A who’s who of Connecticut’s governmental and education leaders gathered recently at Manchester Community College for a “Regional Economic and Community College Summit.”
For most of the morning, speakers worked common themes: Connecticut’s economy is in trouble; the workforce is aging; the skilled workers aren’t there to replace them; companies are increasingly turning to global solutions; if we don’t figure out a solution, the sky will fall.
And there were a few rays of hope to suggest community colleges could be a factor in a grand solution. The manufacturing program at Asnuntuck drew appropriate praise and Craig Stevenson, an economic development specialist and member of the South Windsor Economic Development Commission, was on stage as a tangible example of the success possible when a community college education leads to higher education.
But when all was said and done, the problem was clear; the solution was not.

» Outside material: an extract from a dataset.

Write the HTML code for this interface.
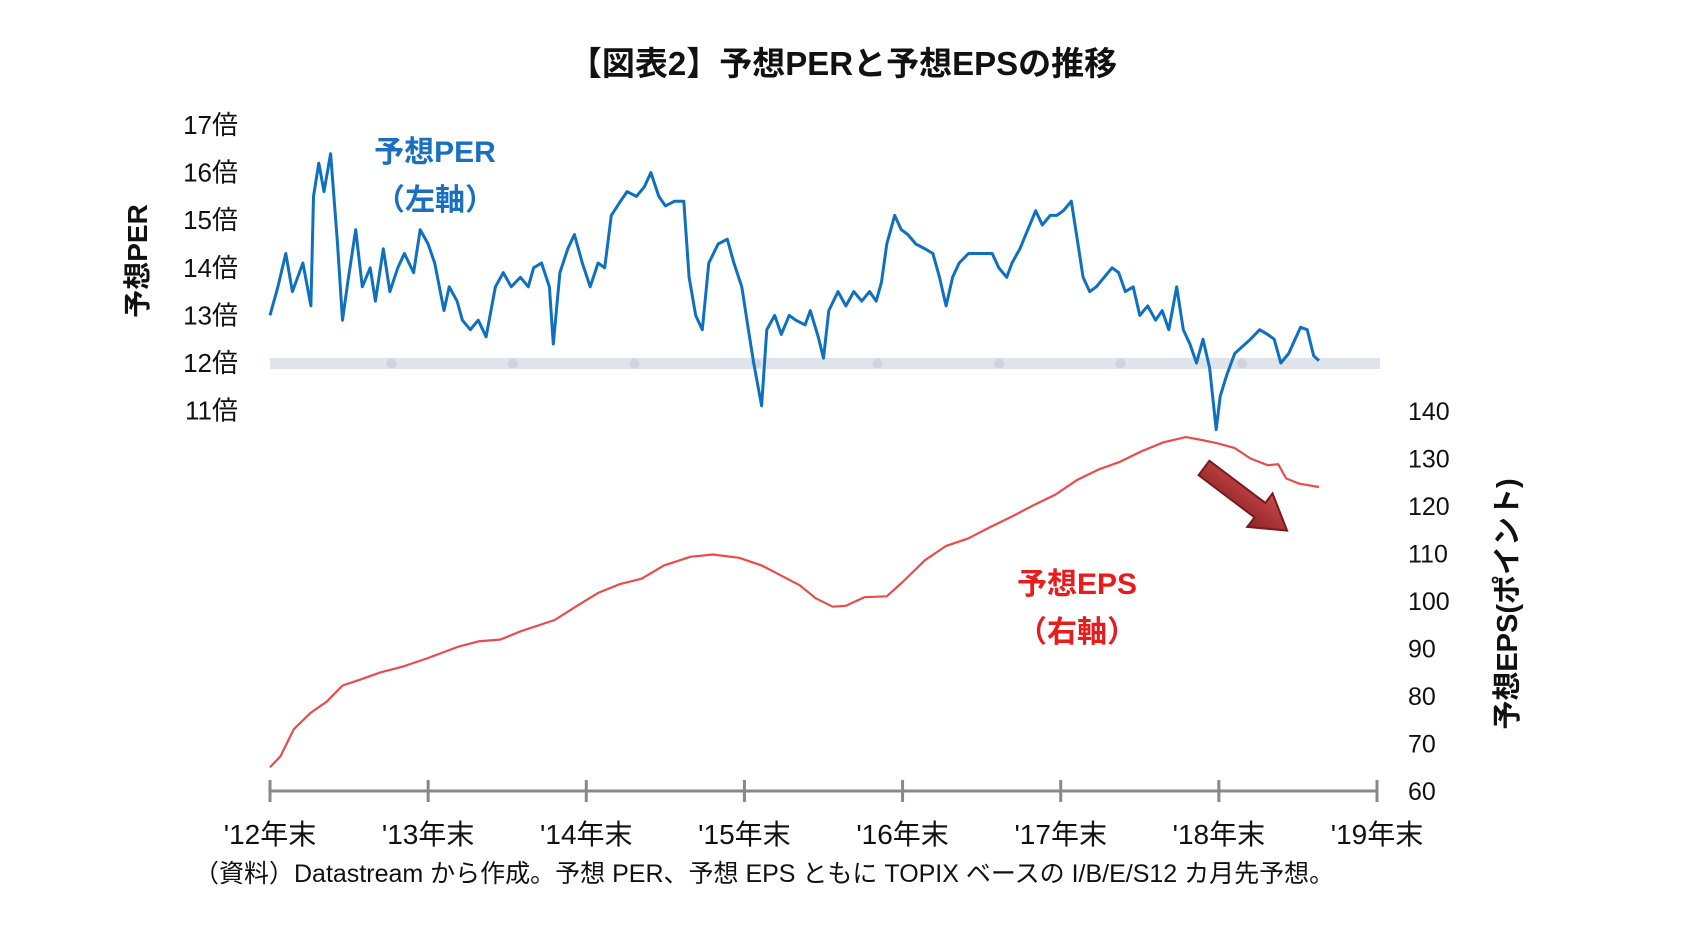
<!DOCTYPE html>
<html lang="ja"><head><meta charset="utf-8"><style>
html,body{margin:0;padding:0;background:#fff;}
svg{display:block;font-family:"Liberation Sans","Noto Sans CJK JP",sans-serif;}
</style></head><body>
<svg id="chart" width="1697" height="933" viewBox="0 0 1697 933" xmlns="http://www.w3.org/2000/svg">
<defs>
<linearGradient id="ag" x1="0" y1="0" x2="0" y2="1"><stop offset="0" stop-color="#c8494b"/><stop offset="1" stop-color="#8e2224"/></linearGradient>
</defs>
<text x="843" y="75" text-anchor="middle" font-size="33" font-weight="bold" fill="#111">【図表2】予想PERと予想EPSの推移</text>
<rect x="270" y="358" width="1110" height="11" fill="#dfe3ec"/>
<g id="bandDots"></g>
<g id="leftTicks"></g>
<g id="rightTicks"></g>
<g id="xAxis"></g>
<text transform="translate(147,261) rotate(-90)" text-anchor="middle" font-size="28" font-weight="bold" fill="#111">予想PER</text>
<text transform="translate(1517,604) rotate(-90)" text-anchor="middle" font-size="29" font-weight="bold" fill="#111">予想EPS(ポイント)</text>
<path id="perLine" fill="none" stroke="#1070c0" stroke-width="3" stroke-linejoin="round"/>
<path id="epsLine" fill="none" stroke="#e84c4c" stroke-width="2.2" stroke-linejoin="round"/>
<text x="435" y="162" text-anchor="middle" font-size="30" font-weight="bold" fill="#1a6fbf">予想PER</text>
<text x="435" y="210" text-anchor="middle" font-size="30" font-weight="bold" fill="#1a6fbf">（左軸）</text>
<text x="1077" y="594" text-anchor="middle" font-size="30" font-weight="bold" fill="#e81c1c">予想EPS</text>
<text x="1077" y="642" text-anchor="middle" font-size="30" font-weight="bold" fill="#e81c1c">（右軸）</text>
<g transform="translate(1204,468) rotate(37)">
<polygon points="0,-9 70,-9 70,-21 104,0 70,21 70,9 0,9" fill="url(#ag)" stroke="#7a1a1c" stroke-width="2"/>
</g>
<text x="194" y="882" font-size="25" fill="#111">（資料）Datastream から作成。予想 PER、予想 EPS ともに TOPIX ベースの I/B/E/S12 カ月先予想。</text>
</svg>
<script>
const perMonths=[0,0.6,1.2,1.7,2.5,3.1,3.3,3.7,4.1,4.6,5.1,5.5,5.9,6.5,7.0,7.6,8.0,8.6,9.1,9.7,10.2,10.9,11.4,12.0,12.5,13.2,13.6,14.2,14.6,15.2,15.8,16.4,17.1,17.7,18.3,19.0,19.6,20.0,20.6,21.2,21.5,22.0,22.6,23.1,23.7,24.3,24.9,25.4,25.9,26.6,27.1,27.8,28.4,28.9,29.5,30.0,30.7,31.4,31.8,32.3,32.8,33.3,34.0,34.7,35.2,35.8,36.3,36.7,37.3,37.7,38.3,38.8,39.4,39.9,40.6,41.0,41.6,42.0,42.4,43.1,43.7,44.3,44.9,45.5,46.0,46.4,46.8,47.4,47.9,48.4,49.0,49.7,50.3,50.8,51.3,51.8,52.3,53.0,53.6,54.2,54.8,55.3,55.9,56.3,56.9,57.5,58.1,58.6,59.2,59.7,60.2,60.8,61.2,61.7,62.2,62.7,63.3,63.9,64.4,64.9,65.5,66.0,66.6,67.2,67.7,68.2,68.8,69.3,69.8,70.3,70.8,71.3,71.8,72.1,72.6,73.2,73.8,74.4,75.1,75.7,76.2,76.7,77.3,77.7,78.2,78.7,79.2,79.6];
const perValues=[13.0,13.6,14.3,13.5,14.1,13.2,15.5,16.2,15.6,16.4,14.6,12.9,13.7,14.8,13.6,14.0,13.3,14.4,13.5,14.0,14.3,13.9,14.8,14.5,14.1,13.1,13.6,13.3,12.9,12.7,12.9,12.55,13.6,13.9,13.6,13.8,13.6,14.0,14.1,13.6,12.4,13.9,14.4,14.7,14.1,13.6,14.1,14.0,15.1,15.4,15.6,15.5,15.7,16.0,15.5,15.3,15.4,15.4,13.8,13.0,12.7,14.1,14.5,14.6,14.1,13.6,12.7,12.0,11.1,12.7,13.0,12.6,13.0,12.9,12.8,13.1,12.55,12.1,13.1,13.5,13.2,13.5,13.3,13.5,13.3,13.7,14.5,15.1,14.8,14.7,14.5,14.4,14.3,13.8,13.2,13.8,14.1,14.3,14.3,14.3,14.3,14.0,13.8,14.1,14.4,14.8,15.2,14.9,15.1,15.1,15.2,15.4,14.7,13.8,13.5,13.6,13.8,14.0,13.9,13.5,13.6,13.0,13.2,12.9,13.1,12.7,13.6,12.7,12.4,12.0,12.5,11.9,10.6,11.3,11.75,12.2,12.35,12.5,12.7,12.6,12.5,12.0,12.2,12.45,12.75,12.7,12.15,12.05];
const epsMonths=[0,0.8,1.2,1.8,3.1,4.3,5.5,6.8,8.4,10.1,12.0,14.2,15.8,17.5,19.1,21.6,23.3,24.9,26.6,28.2,29.9,31.9,33.6,35.6,37.3,38.9,40.2,41.4,42.7,43.7,45.1,46.8,48.0,49.7,51.3,53.0,54.6,56.3,57.9,59.6,61.2,62.9,64.5,66.2,67.8,69.5,70.7,71.9,73.2,74.4,75.7,76.5,77.1,78.1,79.6];
const epsValues=[65,67.3,69.6,73,76.5,78.8,82.2,83.4,85,86.2,88,90.3,91.5,91.9,93.7,96,99,101.7,103.6,104.7,107.5,109.3,109.8,109.1,107.5,105.2,103.3,100.6,98.8,99,100.8,101,104,108.6,111.6,113.2,115.5,117.8,120.1,122.4,125.4,127.7,129.3,131.6,133.4,134.5,133.9,133.2,132.2,130,128.6,128.8,125.8,124.7,124];
const perTicks=[17,16,15,14,13,12,11];
const epsTicks=[140,130,120,110,100,90,80,70,60];
const xLabels=["'12年末","'13年末","'14年末","'15年末","'16年末","'17年末","'18年末","'19年末"];

const NS="http://www.w3.org/2000/svg";
const X0=270,X1=1377,MONTHS=84;
const xm=m=>X0+m*(X1-X0)/MONTHS;
const yPer=v=>125+(17-v)*47.6;
const yEps=v=>791-(v-60)*4.75;
function mk(tag,attrs,parent,txt){const e=document.createElementNS(NS,tag);for(const k in attrs)e.setAttribute(k,attrs[k]);if(txt!==undefined)e.textContent=txt;parent.appendChild(e);return e;}

const lt=document.getElementById('leftTicks');
perTicks.forEach(v=>{const t=mk('text',{x:238,y:yPer(v)+9,'text-anchor':'end','font-size':26,fill:'#111'},lt,v+'倍');

});
const rt=document.getElementById('rightTicks');
epsTicks.forEach(v=>{const t=mk('text',{x:1408,y:yEps(v)+9,'font-size':25,fill:'#111'},rt,String(v));

});
const bd=document.getElementById('bandDots');
for(let i=1;i<=8;i++){const c=mk('circle',{cx:X0+i*121.5,cy:363.5,r:5,fill:'#cfd3dd'},bd);

}
const xa=document.getElementById('xAxis');
const al=mk('line',{x1:X0,y1:791,x2:X1,y2:791,stroke:'#888','stroke-width':3},xa);


xLabels.forEach((s,i)=>{const x=xm(i*12);
const tk=mk('line',{x1:x,y1:780,x2:x,y2:802,stroke:'#888','stroke-width':3},xa);


const t=mk('text',{x:x,y:844,'text-anchor':'middle','font-size':28,fill:'#111'},xa,s);

});
document.getElementById('perLine').setAttribute('d',perMonths.map((m,i)=>(i?'L':'M')+xm(m).toFixed(1)+','+yPer(perValues[i]).toFixed(1)).join(''));
document.getElementById('epsLine').setAttribute('d',epsMonths.map((m,i)=>(i?'L':'M')+xm(m).toFixed(1)+','+yEps(epsValues[i]).toFixed(1)).join(''));
</script>
</body></html>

The simple reality is the state’s community colleges just aren’t up to doing much of the heavy lifting that’s going to be necessary. The impediments are just too numerous; the successes are just too isolated.
Peter Gioia, well-known economist at the Connecticut Business & Industry Association, pointed out that the Asnuntuck manufacturing program could be expanded “20-fold” and there would still be plenty of jobs for its graduates. So why isn’t it bigger?
For the same reason efforts to train production workers for the fledgling film industry collapsed. And the same reason the flow of graduates to four-year schools is a trickle rather than a torrent.
Community colleges have all the agility of a Charter Oak and little of the charm.
The missions are a jumble. Are they a pathway to higher education for the underfunded, the place-bound and the late bloomers? Or are they trade schools offering a diverse menu of career-focused options? Or are they simply an extension of high school, offering remedial courses to four out of five of its students because they didn’t get it the first time?
Complicating the matter is a web of fiefdoms in Connecticut’s well-established pattern of fragmentation. Administrators are entrenched; faculty is entrenched; local politicians want more pork for the local campus rather than an effective solution.
There’s no doubt community colleges could and should have a significant role to play in training the workers Connecticut needs for the 21st-century economy. But to get that done, a lot of sacred cows have to die.
One is tenure for community college faculty. In an economy going through a series of cataclysmic upheavals, the curricula must be able to turn on a dime. A college can’t wait for a French teacher to retire before it can hire a teacher for a laser technician class.
Spare us the lecture on academic freedom. Tenure is as much a fossil as the defined-benefit plan and the gold watch. Universities long ago increased their reliance on adjunct faculty; much of the private sector uses contract workers. So should community colleges.
Instead of spending more money on bricks-and-mortar campuses, community colleges need to do even more with virtual classrooms. Many subjects can be taught effectively online and should be. The money saved can buy up-to-date gear for labs that train student for what awaits them in the real world.
Community colleges must face the competition from private, for-profit schools that are stealing students by offering a faster path to careers in allied health fields and the service sector. Their classes always have seats and meet at times that are convenient to those with jobs. The teachers make up in real world skills what they may lack in academic credentials.
The message seems clear: Get agile and get real or somebody will come along and suggest the ultimate solution to training the next generation of workers lies in privatizing community colleges.